Wie auch bei anderen Schmerzzuständen in der Schulter liegen auch hier die Ursachen in der besonderen Anatomie des Gelenks begründet. Die Sehne unter dem Schulterdach als Gleitsehne enthält knorpelige Bestandteile und ist daher schlecht durchblutet. Unter Dauerbelastung kommt es zu einer Schädigung der Sehnenfasern und Kalk lagert sich ein. Die Sehne schwillt an und die schwellungsbedingte Enge unter dem Schulterdach führt zu Schmerzen hauptsächlich beim Anheben des Armes oder nachts beim Liegen auf der Schulter. Im weiteren Verlauf kann dieses Engpass- oder Impingementsyndrom von selbst heilen, wenn sich der Kalkherd im Laufe der Zeit auflöst und resorbiert wird. Dieser Herd kann dennoch längere Zeit symptomlos im Röntgenbild sichtbar bleiben. Bei ungünstigerem Verlauf bricht der Kalkherd in den darüber liegenden Schleimbeutel ein und führt dort zu einer schmerzhaften Entzündung, die einer ärztlichen Intervention bedarf und unter geeigneten Therapien abklingen kann. Kommt es jedoch zu einem Auffasern des Sehnengewebes und schließlich zu einem Sehnenriss, sind bleibende Schäden nicht auszuschließen.

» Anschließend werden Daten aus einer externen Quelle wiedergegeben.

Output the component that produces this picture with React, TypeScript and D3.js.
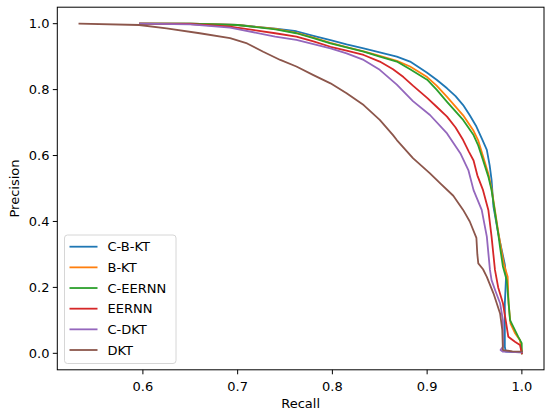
import React from "react";
import * as d3 from "d3";

type Pt = [number, number];

const seriesNames = ["C-B-KT", "B-KT", "C-EERNN", "EERNN", "C-DKT", "DKT"];
const seriesColors = ["#1f77b4", "#ff7f0e", "#2ca02c", "#d62728", "#9467bd", "#8c564b"];

// [recall, precision]
const cbktCurve: Pt[] = [
  [0.597, 1.0], [0.65, 1.0], [0.70, 0.996], [0.74, 0.985], [0.762, 0.977], [0.78, 0.963],
  [0.798, 0.95], [0.815, 0.937], [0.833, 0.925], [0.85, 0.913], [0.868, 0.9], [0.882, 0.885],
  [0.8996, 0.852], [0.91, 0.83], [0.921, 0.804], [0.93, 0.78], [0.938, 0.753], [0.945, 0.722],
  [0.952, 0.688], [0.958, 0.65], [0.963, 0.617], [0.966, 0.57], [0.968, 0.526], [0.97, 0.445],
  [0.975, 0.364], [0.979, 0.31], [0.982, 0.27], [0.9833, 0.232], [0.982, 0.15], [0.982, 0.08],
  [0.982, 0.02], [0.983, 0.005], [1.0, 0.003],
];
const bktCurve: Pt[] = [
  [0.597, 1.0], [0.65, 1.0], [0.70, 0.996], [0.74, 0.984], [0.762, 0.972], [0.78, 0.958],
  [0.798, 0.942], [0.815, 0.929], [0.833, 0.916], [0.85, 0.902], [0.868, 0.887], [0.882, 0.87],
  [0.9, 0.838], [0.91, 0.812], [0.921, 0.778], [0.938, 0.722], [0.949, 0.675], [0.954, 0.645],
  [0.959, 0.598], [0.9646, 0.545], [0.968, 0.5], [0.9715, 0.435], [0.975, 0.37], [0.978, 0.32],
  [0.981, 0.27], [0.985, 0.232], [0.986, 0.15], [0.988, 0.09], [0.993, 0.06], [0.998, 0.04],
  [1.0, 0.0],
];
const ceernnCurve: Pt[] = [
  [0.597, 1.0], [0.65, 1.0], [0.70, 0.996], [0.74, 0.983], [0.762, 0.971], [0.78, 0.956],
  [0.798, 0.94], [0.815, 0.928], [0.833, 0.915], [0.85, 0.9], [0.868, 0.885], [0.882, 0.862],
  [0.9, 0.83], [0.91, 0.8], [0.921, 0.763], [0.938, 0.708], [0.949, 0.662], [0.954, 0.63],
  [0.959, 0.586], [0.9646, 0.536], [0.968, 0.495], [0.9715, 0.43], [0.975, 0.364],
  [0.9769, 0.323], [0.98, 0.263], [0.984, 0.222], [0.9875, 0.101], [0.9962, 0.05],
  [0.9998, 0.031], [1.0, 0.0],
];
const eernnCurve: Pt[] = [
  [0.597, 1.0], [0.65, 0.999], [0.692, 0.991], [0.7396, 0.971], [0.762, 0.961], [0.78, 0.946],
  [0.798, 0.93], [0.815, 0.918], [0.833, 0.905], [0.85, 0.885], [0.864, 0.862], [0.875, 0.838],
  [0.885, 0.812], [0.9, 0.775], [0.91, 0.748], [0.921, 0.718], [0.93, 0.685], [0.938, 0.647],
  [0.944, 0.612], [0.949, 0.585], [0.953, 0.54], [0.959, 0.495], [0.9646, 0.435],
  [0.968, 0.354], [0.9716, 0.253], [0.975, 0.2], [0.98, 0.152], [0.9829, 0.101],
  [0.9857, 0.05], [0.9927, 0.035], [0.998, 0.025], [1.0, 0.0],
];
const cdktCurve: Pt[] = [
  [0.597, 1.0], [0.65, 0.998], [0.692, 0.988], [0.7396, 0.961], [0.762, 0.951], [0.78, 0.938],
  [0.798, 0.925], [0.815, 0.91], [0.833, 0.89], [0.85, 0.86], [0.868, 0.815], [0.885, 0.765],
  [0.903, 0.723], [0.921, 0.667], [0.935, 0.607], [0.9435, 0.556], [0.949, 0.495],
  [0.9576, 0.435], [0.963, 0.354], [0.9663, 0.253], [0.968, 0.222], [0.972, 0.19],
  [0.977, 0.152], [0.98, 0.1], [0.98, 0.02], [0.9775, 0.01], [0.98, 0.005], [1.0, 0.003],
];
const dktCurve: Pt[] = [
  [0.533, 1.0], [0.596, 0.996], [0.625, 0.986], [0.66, 0.971], [0.692, 0.956], [0.71, 0.94],
  [0.727, 0.915], [0.745, 0.89], [0.762, 0.87], [0.78, 0.844], [0.798, 0.819], [0.815, 0.789],
  [0.833, 0.753], [0.85, 0.708], [0.864, 0.662], [0.868, 0.647], [0.885, 0.592],
  [0.903, 0.546], [0.9136, 0.516], [0.9276, 0.478], [0.938, 0.435], [0.945, 0.4],
  [0.952, 0.35], [0.953, 0.3], [0.954, 0.273], [0.959, 0.255], [0.963, 0.232], [0.97, 0.182],
  [0.977, 0.121], [0.9793, 0.071], [0.98, 0.01], [0.99, 0.006], [1.0, 0.005],
];

const seriesCurves = [cbktCurve, bktCurve, ceernnCurve, eernnCurve, cdktCurve, dktCurve];

const xTicks = [0.6, 0.7, 0.8, 0.9, 1.0];
const yTicks = [0.0, 0.2, 0.4, 0.6, 0.8, 1.0];
const xLabel = "Recall";
const yLabel = "Precision";

const W = 550;
const H = 417;
const FONT = "'DejaVu Sans', sans-serif";

export default function App() {
  const all = seriesCurves.flat();
  const [x0, x1] = d3.extent(all, (d) => d[0]) as [number, number];
  const [y0, y1] = d3.extent(all, (d) => d[1]) as [number, number];
  const mx = (x1 - x0) * 0.05;
  const my = (y1 - y0) * 0.05;
  const left = 57.3, right = 544, top = 7.2, bottom = 369.8;
  const x = d3.scaleLinear().domain([x0 - mx, x1 + mx]).range([left, right]);
  const y = d3.scaleLinear().domain([y0 - my, y1 + my]).range([bottom, top]);
  const line = d3.line<Pt>().x((d) => x(d[0])).y((d) => y(d[1]));

  const legX = 64.5, legY = 235, legW = 111.5, legH = 128.5;
  const rowY = (i: number) => 246.7 + i * 20.66;

  return (
    <svg
      width={W}
      height={H}
      viewBox={`0 0 ${W} ${H}`}
      style={{ position: "fixed", left: 0, top: 0, background: "#fff" }}
      fontFamily={FONT}
    >
      <rect x={0} y={0} width={W} height={H} fill="#fff" />
      {seriesCurves.map((c, i) => (
        <path
          key={seriesNames[i]}
          d={line(c) || ""}
          fill="none"
          stroke={seriesColors[i]}
          strokeWidth={1.8}
          strokeLinejoin="round"
          strokeLinecap="square"
        />
      ))}
      {/* spines */}
      <rect
        x={left}
        y={top}
        width={right - left}
        height={bottom - top}
        fill="none"
        stroke="#000"
        strokeWidth={1}
      />
      {/* x ticks */}
      {xTicks.map((t) => (
        <g key={"x" + t}>
          <line x1={x(t)} x2={x(t)} y1={bottom} y2={bottom + 4.5} stroke="#000" strokeWidth={1} />
          <text x={x(t)} y={390.5} fontSize={13} textAnchor="middle" fill="#000">
            {t.toFixed(1)}
          </text>
        </g>
      ))}
      {/* y ticks */}
      {yTicks.map((t) => (
        <g key={"y" + t}>
          <line x1={left - 4.5} x2={left} y1={y(t)} y2={y(t)} stroke="#000" strokeWidth={1} />
          <text x={49.5} y={y(t) + 4.7} fontSize={13} textAnchor="end" fill="#000">
            {t.toFixed(1)}
          </text>
        </g>
      ))}
      <text x={(left + right) / 2} y={408} fontSize={13} textAnchor="middle" fill="#000">
        {xLabel}
      </text>
      <text
        transform={`translate(18.5, ${(top + bottom) / 2}) rotate(-90)`}
        fontSize={13}
        textAnchor="middle"
        fill="#000"
      >
        {yLabel}
      </text>
      {/* legend */}
      <rect
        x={legX}
        y={legY}
        width={legW}
        height={legH}
        rx={3}
        fill="#fff"
        fillOpacity={0.8}
        stroke="#d6d6d6"
        strokeWidth={1}
      />
      {seriesNames.map((n, i) => (
        <g key={"leg" + n}>
          <line x1={69.5} x2={97.5} y1={rowY(i)} y2={rowY(i)} stroke={seriesColors[i]} strokeWidth={1.8} />
          <text x={107.5} y={rowY(i) + 4.7} fontSize={13} fill="#000">
            {n}
          </text>
        </g>
      ))}
    </svg>
  );
}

Schmerzen können auch weitere Ursachen haben
Nicht nur aufgrund des komplexen Aufbaus und der vielfältigen Struktur der Schulter können Schmerzen in diesem Bereich vieldeutige Ursachen haben. Schulterschmerz kann auch Symptom einer Schmerzübertragung von ferneren Organen sein. So kann sich ein Herzinfarkt in heftigen linksseitigen Schulterschmerzen äußern. Auch wird beobachtet, dass eine Erkrankung der Leber oder der Gallenblase mit Beschwerden an der rechten Schulter einhergeht.
Häufig gehen die Schmerzen von der Halswirbelsäule aus, verursacht durch Nerveneinklemmungen bei einer Wirbelkanalverengung oder einem Bandscheibenvorfall. Dabei können die Wirbelgelenke mit ihren Kapseln und Bändern sowie die zahlreichen Muskeln asymmetrisch belastet sein, auf der einen Seite maximal gedehnt und auf der anderen Seite gestaucht. Es entwickelt sich eine andauernde Schmerzsymptomatik.
Deshalb entstehen Überlastungsschäden und Erkrankungen
Die komplizierte Mechanik des Schultergelenks liefert eine Erklärung für die Entstehung vieler Überlastungsschäden und Erkrankungen der Schulter. Die Abspreizbewegung des Armes in der Schulter wird im Wesentlichen durch den Deltamuskel (1) und den über dem Oberkopf liegenden Supraspinatusmuskel (2) ausgeführt. Während der Deltamuskel seitlich am Oberarm ansetzt und den Arm kraftvoll nach oben zieht, dreht der Supraspinatumuskel den Oberarmkopf einwärts und verhindert, dass dieser nach oben unter das Schulterdach gepresst wird. Das reibungsfreie Gleiten des Oberarmkopfes unter dem Schulterdach wird durch den zwischengelagerten Schleimbeutel gewährleistet.